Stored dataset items
▬▬▬▬▬▬
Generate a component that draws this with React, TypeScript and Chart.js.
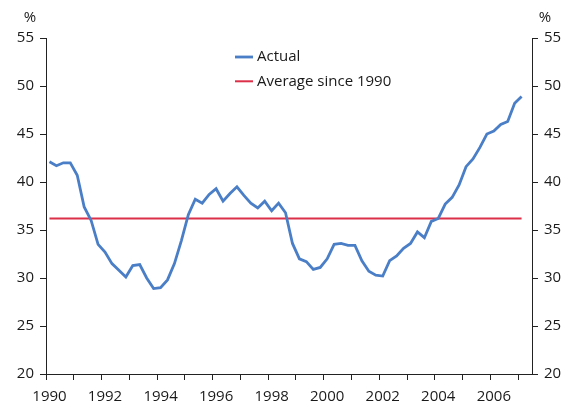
import React, { useEffect, useRef } from "react";
import { Chart, registerables } from "chart.js";

Chart.register(...registerables);

// Quarterly categories 1990 Q1 .. 2007 Q2 (axis extends to mid-2007)
const firstYear = 1990;
const lastYear = 2007;
const quarterCategories: string[] = [];
for (let y = firstYear; y <= lastYear; y++) {
  for (let q = 1; q <= 4; q++) quarterCategories.push(`${y} Q${q}`);
}
const categories = quarterCategories.slice(0, 70);

// Actual (%), quarterly from 1990 Q1
const actual: number[] = [
  42.1, 41.7, 42.0, 42.0, 40.7, 37.4, 36.0, 33.5, 32.7, 31.5,
  30.8, 30.1, 31.3, 31.4, 30.0, 28.9, 29.0, 29.8, 31.5, 33.9,
  36.6, 38.2, 37.8, 38.7, 39.3, 38.0, 38.8, 39.5, 38.6, 37.8,
  37.3, 38.0, 37.0, 37.8, 36.8, 33.6, 32.0, 31.7, 30.9, 31.1,
  32.0, 33.5, 33.6, 33.4, 33.4, 31.8, 30.7, 30.3, 30.2, 31.8,
  32.3, 33.1, 33.6, 34.8, 34.2, 35.9, 36.2, 37.7, 38.4, 39.7,
  41.6, 42.4, 43.6, 45.0, 45.3, 46.0, 46.3, 48.2, 48.9,
];

const averageSince1990 = 36.2;
const average: number[] = actual.map(() => averageSince1990);

const seriesLabels = ["Actual", "Average since 1990"];
const yMin = 20;
const yMax = 55;
const yStep = 5;
const unitLabel = "%";

const TEXT = "#1a1a1a";
const AXIS = "#222222";
const BLUE = "#4a7ec6";
const RED = "#dc2f48";
const FONT = "'Open Sans', 'Noto Sans', sans-serif";

const overlayPlugin = {
  id: "overlay",
  afterDraw(chart: any) {
    const ctx = chart.ctx;
    const area = chart.chartArea;
    ctx.save();
    ctx.font = `15px ${FONT}`;
    ctx.fillStyle = TEXT;
    ctx.textBaseline = "middle";
    // % labels
    ctx.textAlign = "center";
    ctx.fillText(unitLabel, area.left - 16, area.top - 20);
    ctx.fillText(unitLabel, area.right + 13, area.top - 20);
    // legend
    const lx = area.left + 189;
    chart.data.datasets.forEach((ds: any, i: number) => {
      const y = area.top + 19 + i * 24.3;
      ctx.strokeStyle = ds.borderColor;
      ctx.lineWidth = ds.borderWidth;
      ctx.beginPath();
      ctx.moveTo(lx, y);
      ctx.lineTo(lx + 18, y);
      ctx.stroke();
      ctx.fillStyle = TEXT;
      ctx.textAlign = "left";
      ctx.fillText(ds.label, lx + 22, y);
    });
    ctx.restore();
  },
};

export default function App() {
  const canvasRef = useRef<HTMLCanvasElement | null>(null);

  useEffect(() => {
    if (!canvasRef.current) return;
    Chart.defaults.font.family = FONT;
    Chart.defaults.font.size = 15;
    Chart.defaults.color = TEXT;

    const yAxisCommon = (position: "left" | "right", width: number) => ({
      type: "linear" as const,
      position,
      min: yMin,
      max: yMax,
      afterFit: (scale: any) => {
        scale.width = width;
      },
      ticks: { stepSize: yStep, padding: 6, color: TEXT, font: { size: 15 } },
      grid: {
        drawOnChartArea: false,
        drawTicks: true,
        tickLength: 6,
        tickColor: AXIS,
      },
      border: { display: true, color: AXIS, width: 1 },
    });

    const chart = new Chart(canvasRef.current, {
      type: "line",
      data: {
        labels: categories,
        datasets: [
          {
            label: seriesLabels[0],
            data: actual,
            borderColor: BLUE,
            backgroundColor: BLUE,
            borderWidth: 2.8,
            pointRadius: 0,
            tension: 0,
            yAxisID: "y",
          },
          {
            label: seriesLabels[1],
            data: average,
            borderColor: RED,
            backgroundColor: RED,
            borderWidth: 2,
            pointRadius: 0,
            tension: 0,
            yAxisID: "y",
          },
        ],
      },
      options: {
        responsive: false,
        animation: false,
        devicePixelRatio: 1,
        layout: { padding: { top: 38, left: 0, right: 0, bottom: 0 } },
        plugins: {
          legend: { display: false },
          tooltip: { enabled: false },
        },
        scales: {
          x: {
            type: "category",
            offset: true,
            afterFit: (scale: any) => {
              scale.height = 32;
            },
            grid: {
              offset: true,
              drawOnChartArea: false,
              drawTicks: true,
              tickLength: 6,
              tickColor: (c: any) =>
                c.index % 4 === 0 ? AXIS : "rgba(0,0,0,0)",
            },
            border: { display: true, color: AXIS, width: 1 },
            ticks: {
              autoSkip: false,
              maxRotation: 0,
              minRotation: 0,
              padding: 8,
              color: TEXT,
              font: { size: 15 },
              callback: function (this: any, value: any) {
                const lab: string = this.getLabelForValue(value);
                const [yr, q] = lab.split(" ");
                return q === "Q1" && Number(yr) % 2 === 0 ? yr : "";
              },
            },
          },
          y: yAxisCommon("left", 46),
          y2: yAxisCommon("right", 33),
        },
      },
      plugins: [overlayPlugin],
    } as any);

    return () => chart.destroy();
  }, []);

  return (
    <div style={{ position: "absolute", left: 0, top: 0, width: 565, height: 406, background: "#fff" }}>
      <canvas ref={canvasRef} width={565} height={406} />
    </div>
  );
}
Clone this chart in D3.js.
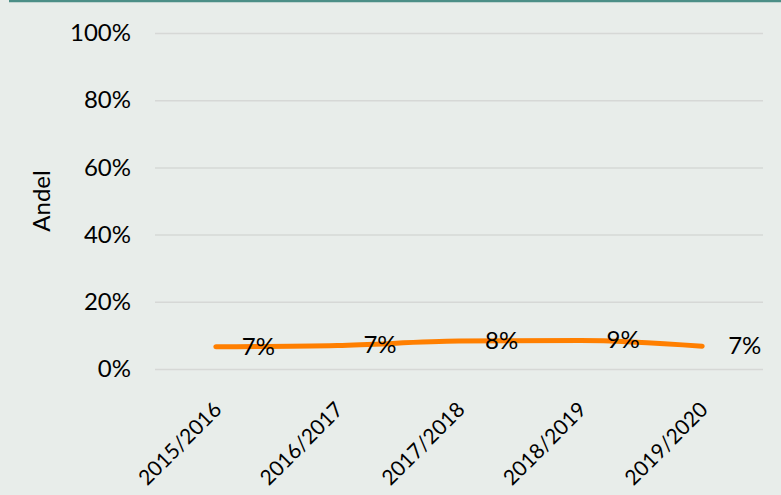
▬▬▬▬▬▬
Repeat the listing above exactly, with no pictures.

Generate a component that draws this with React, TypeScript and Chart.js.
import React, { useEffect, useRef } from "react";
import { Chart, registerables } from "chart.js";

Chart.register(...registerables);

// Quarterly categories 1990 Q1 .. 2007 Q2 (axis extends to mid-2007)
const firstYear = 1990;
const lastYear = 2007;
const quarterCategories: string[] = [];
for (let y = firstYear; y <= lastYear; y++) {
  for (let q = 1; q <= 4; q++) quarterCategories.push(`${y} Q${q}`);
}
const categories = quarterCategories.slice(0, 70);

// Actual (%), quarterly from 1990 Q1
const actual: number[] = [
  42.1, 41.7, 42.0, 42.0, 40.7, 37.4, 36.0, 33.5, 32.7, 31.5,
  30.8, 30.1, 31.3, 31.4, 30.0, 28.9, 29.0, 29.8, 31.5, 33.9,
  36.6, 38.2, 37.8, 38.7, 39.3, 38.0, 38.8, 39.5, 38.6, 37.8,
  37.3, 38.0, 37.0, 37.8, 36.8, 33.6, 32.0, 31.7, 30.9, 31.1,
  32.0, 33.5, 33.6, 33.4, 33.4, 31.8, 30.7, 30.3, 30.2, 31.8,
  32.3, 33.1, 33.6, 34.8, 34.2, 35.9, 36.2, 37.7, 38.4, 39.7,
  41.6, 42.4, 43.6, 45.0, 45.3, 46.0, 46.3, 48.2, 48.9,
];

const averageSince1990 = 36.2;
const average: number[] = actual.map(() => averageSince1990);

const seriesLabels = ["Actual", "Average since 1990"];
const yMin = 20;
const yMax = 55;
const yStep = 5;
const unitLabel = "%";

const TEXT = "#1a1a1a";
const AXIS = "#222222";
const BLUE = "#4a7ec6";
const RED = "#dc2f48";
const FONT = "'Open Sans', 'Noto Sans', sans-serif";

const overlayPlugin = {
  id: "overlay",
  afterDraw(chart: any) {
    const ctx = chart.ctx;
    const area = chart.chartArea;
    ctx.save();
    ctx.font = `15px ${FONT}`;
    ctx.fillStyle = TEXT;
    ctx.textBaseline = "middle";
    // % labels
    ctx.textAlign = "center";
    ctx.fillText(unitLabel, area.left - 16, area.top - 20);
    ctx.fillText(unitLabel, area.right + 13, area.top - 20);
    // legend
    const lx = area.left + 189;
    chart.data.datasets.forEach((ds: any, i: number) => {
      const y = area.top + 19 + i * 24.3;
      ctx.strokeStyle = ds.borderColor;
      ctx.lineWidth = ds.borderWidth;
      ctx.beginPath();
      ctx.moveTo(lx, y);
      ctx.lineTo(lx + 18, y);
      ctx.stroke();
      ctx.fillStyle = TEXT;
      ctx.textAlign = "left";
      ctx.fillText(ds.label, lx + 22, y);
    });
    ctx.restore();
  },
};

export default function App() {
  const canvasRef = useRef<HTMLCanvasElement | null>(null);

  useEffect(() => {
    if (!canvasRef.current) return;
    Chart.defaults.font.family = FONT;
    Chart.defaults.font.size = 15;
    Chart.defaults.color = TEXT;

    const yAxisCommon = (position: "left" | "right", width: number) => ({
      type: "linear" as const,
      position,
      min: yMin,
      max: yMax,
      afterFit: (scale: any) => {
        scale.width = width;
      },
      ticks: { stepSize: yStep, padding: 6, color: TEXT, font: { size: 15 } },
      grid: {
        drawOnChartArea: false,
        drawTicks: true,
        tickLength: 6,
        tickColor: AXIS,
      },
      border: { display: true, color: AXIS, width: 1 },
    });

    const chart = new Chart(canvasRef.current, {
      type: "line",
      data: {
        labels: categories,
        datasets: [
          {
            label: seriesLabels[0],
            data: actual,
            borderColor: BLUE,
            backgroundColor: BLUE,
            borderWidth: 2.8,
            pointRadius: 0,
            tension: 0,
            yAxisID: "y",
          },
          {
            label: seriesLabels[1],
            data: average,
            borderColor: RED,
            backgroundColor: RED,
            borderWidth: 2,
            pointRadius: 0,
            tension: 0,
            yAxisID: "y",
          },
        ],
      },
      options: {
        responsive: false,
        animation: false,
        devicePixelRatio: 1,
        layout: { padding: { top: 38, left: 0, right: 0, bottom: 0 } },
        plugins: {
          legend: { display: false },
          tooltip: { enabled: false },
        },
        scales: {
          x: {
            type: "category",
            offset: true,
            afterFit: (scale: any) => {
              scale.height = 32;
            },
            grid: {
              offset: true,
              drawOnChartArea: false,
              drawTicks: true,
              tickLength: 6,
              tickColor: (c: any) =>
                c.index % 4 === 0 ? AXIS : "rgba(0,0,0,0)",
            },
            border: { display: true, color: AXIS, width: 1 },
            ticks: {
              autoSkip: false,
              maxRotation: 0,
              minRotation: 0,
              padding: 8,
              color: TEXT,
              font: { size: 15 },
              callback: function (this: any, value: any) {
                const lab: string = this.getLabelForValue(value);
                const [yr, q] = lab.split(" ");
                return q === "Q1" && Number(yr) % 2 === 0 ? yr : "";
              },
            },
          },
          y: yAxisCommon("left", 46),
          y2: yAxisCommon("right", 33),
        },
      },
      plugins: [overlayPlugin],
    } as any);

    return () => chart.destroy();
  }, []);

  return (
    <div style={{ position: "absolute", left: 0, top: 0, width: 565, height: 406, background: "#fff" }}>
      <canvas ref={canvasRef} width={565} height={406} />
    </div>
  );
}
Clone this chart in D3.js.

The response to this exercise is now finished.